Dan Newhouse -- Congress should hold the federal government accountable for meeting all of its legal Hanford cleanup obligations to our state, and should ensure that federal agencies have the resources to get the job done. This requires renewed focus on a truly achievable and measurable path forward that meets cleanup commitments for all aspects of Hanford cleanup as safely, efficiently and quickly as possible.

Greater transparency from the federal government and more decision-making authority here rather than 3,000 miles away in Washington DC are needed to ensure that cleanup is conducted as safely, efficiently and quickly as possible. Short term cleanup goals must be met without losing sight of ultimate solutions for Hanford waste - like shipping some of it to Yucca Mountain.

While I believe there are many areas where we can cut federal spending and bring down our debt, Hanford cleanup is not one of them. Steady, stable funding is required if cleanup obligations are to be met. Existing legal obligations of the federal government like Hanford cleanup should come first, before expanding or creating new optional government programs.

Gordon Allen Pross -- Candidates answer includes attachments that won't copy to baseview.

Josh Ramirez -- No, this is not an appropriate place to reduce federal spending.

Tony Sandoval -- Since Congress has an approved plan to clean-up Hanford, they need to stick to their deadlines which are missed or late. Because of this, other productions are put on hold hindering the clean-up efforts and creating more danger and concern because of the radioactivity that cannot be guaranteed to be fully contained. At this rate, Congress has put the plan behind 20+ years if not actively progressing since Gov. Jay Inslee's amended plan was denied by Congress.

Gavin Seim -- The federal government needs to fulfill it's obligation to get the Hanford mess cleaned up in a safe and timely manner. I believe we can make that more efficient by granting more State and local authority to better utilize the experts we have here that know how to deal with the problem best.

Glen R. Stockwell -- Guaranteeing a yearly cash flow of Federal Cleanup Dollars to clean up the waste! My approach will be;

As your next Congressman, I will be demanding "Total Cost Recovery" from the Federal Government! Those monies will be placed into s "Washington State Non Revocable Hanford Cleanup Trust Account."

There currently exist alternative "Nuclear Reprocessing Methods" available today!

My approach will be to call a bipartisian meeting with the other 9 Representatives to discuss the issue.

I believe Senator Murray and other Representatives are fed up with the Federal Government! I will propose we invite Governor Inslee and Washington's Nuclear Scientist to participate!
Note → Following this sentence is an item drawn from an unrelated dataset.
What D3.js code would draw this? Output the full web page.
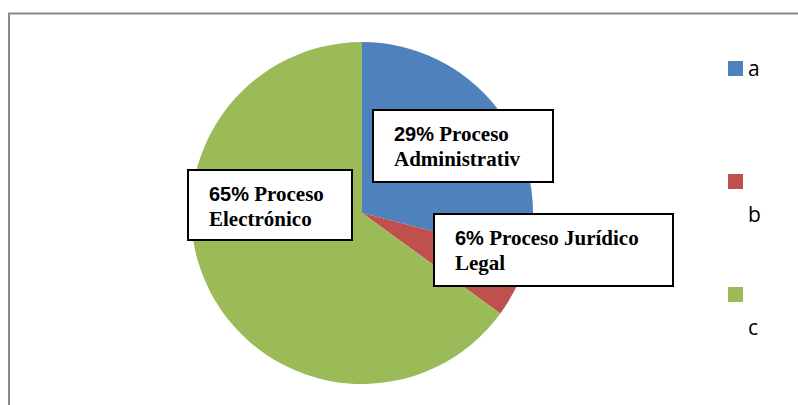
<!DOCTYPE html>
<html lang="es">
<head>
<meta charset="utf-8">
<title>Pie</title>
<script src="https://d3js.org/d3.v7.min.js"></script>
<style>
  body { margin: 0; background: #fff; }
  .legend text { font-family: "Open Sans", "DejaVu Sans", sans-serif; font-size: 21px; }
</style>
</head>
<body>
<div id="viz"></div>
<script>
// data
var categories = ["a", "b", "c"];
var values = [29, 6, 65];
var pctLabels = ["29%", "6%", "65%"];
var lineOne = [" Proceso", " Proceso Jurídico", " Proceso"];
var lineTwo = ["Administrativ", "Legal", "Electrónico"];
var colors = ["#4F81BD", "#C0504D", "#9BBB59"];

var width = 798, height = 405;
var cx = 362, cy = 213, radius = 171;
var serif = "'Liberation Serif', 'Times New Roman', serif";
var sans = "'Liberation Sans', Arial, sans-serif";

// label box placement (top-left corner + size)
var boxes = [
  {x: 373, y: 110, w: 180, h: 72},
  {x: 434, y: 214, w: 239, h: 72},
  {x: 188, y: 170, w: 164, h: 70}
];

var svg = d3.select("#viz")
  .append("svg")
    .attr("width", width)
    .attr("height", height);

// chart border
svg.append("rect")
  .attr("x", 9).attr("y", 13.5)
  .attr("width", 820).attr("height", 420)
  .attr("fill", "none")
  .attr("stroke", "#898989")
  .attr("stroke-width", 2);

var pie = d3.pie().sort(null).value(function(d) { return d; });
var arc = d3.arc().innerRadius(0).outerRadius(radius);

var g = svg.append("g").attr("transform", "translate(" + cx + "," + cy + ")");
g.selectAll("path")
  .data(pie(values))
  .enter().append("path")
    .attr("d", arc)
    .attr("fill", function(d, i) { return colors[i]; });

// label boxes
var lab = svg.append("g").selectAll("g")
  .data(categories)
  .enter().append("g")
    .attr("transform", function(d, i) { return "translate(" + boxes[i].x + "," + boxes[i].y + ")"; });

lab.append("rect")
  .attr("width", function(d, i) { return boxes[i].w; })
  .attr("height", function(d, i) { return boxes[i].h; })
  .attr("fill", "#fff")
  .attr("stroke", "#000")
  .attr("stroke-width", 2);

var t1 = lab.append("text")
  .attr("x", 21).attr("y", 31)
  .style("font-family", serif)
  .style("font-weight", "bold")
  .style("font-size", "21px");
t1.append("tspan").style("font-family", sans).style("font-size", "20px")
  .text(function(d, i) { return pctLabels[i]; });
t1.append("tspan").text(function(d, i) { return lineOne[i]; });

lab.append("text")
  .attr("x", 21).attr("y", 56)
  .style("font-family", serif)
  .style("font-weight", "bold")
  .style("font-size", "21px")
  .text(function(d, i) { return lineTwo[i]; });

// legend
var legendY = d3.scalePoint().domain(categories).range([61, 287]);
var leg = svg.append("g").attr("class", "legend").selectAll("g")
  .data(categories)
  .enter().append("g")
    .attr("transform", function(d) { return "translate(728," + legendY(d) + ")"; });

leg.append("rect")
  .attr("width", 15).attr("height", 15)
  .attr("fill", function(d, i) { return colors[i]; });

leg.append("text")
  .attr("x", 20)
  .attr("y", function(d, i) { return i === 0 ? 15 : 48; })
  .text(function(d) { return d; });
</script>
</body>
</html>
I believe it is time for the Washington State Congressional leaders along with the Governor and Washington State's lead Scientist to take control of this issue!

In my opinion, we can expediently and decisevely remedy the issue much sooner.

Why keep waiting on the federal government?

It is a form of political insanity! As your next Congressman, I will protect the citzens of the 4th District.

Is this an appropriate place to reduce federal spending?

No! Congress / US Government are responsible for the entire Cleanup cost! It's their mess and they are required to pay!

Richard Wright -- Candidate has not provided a response.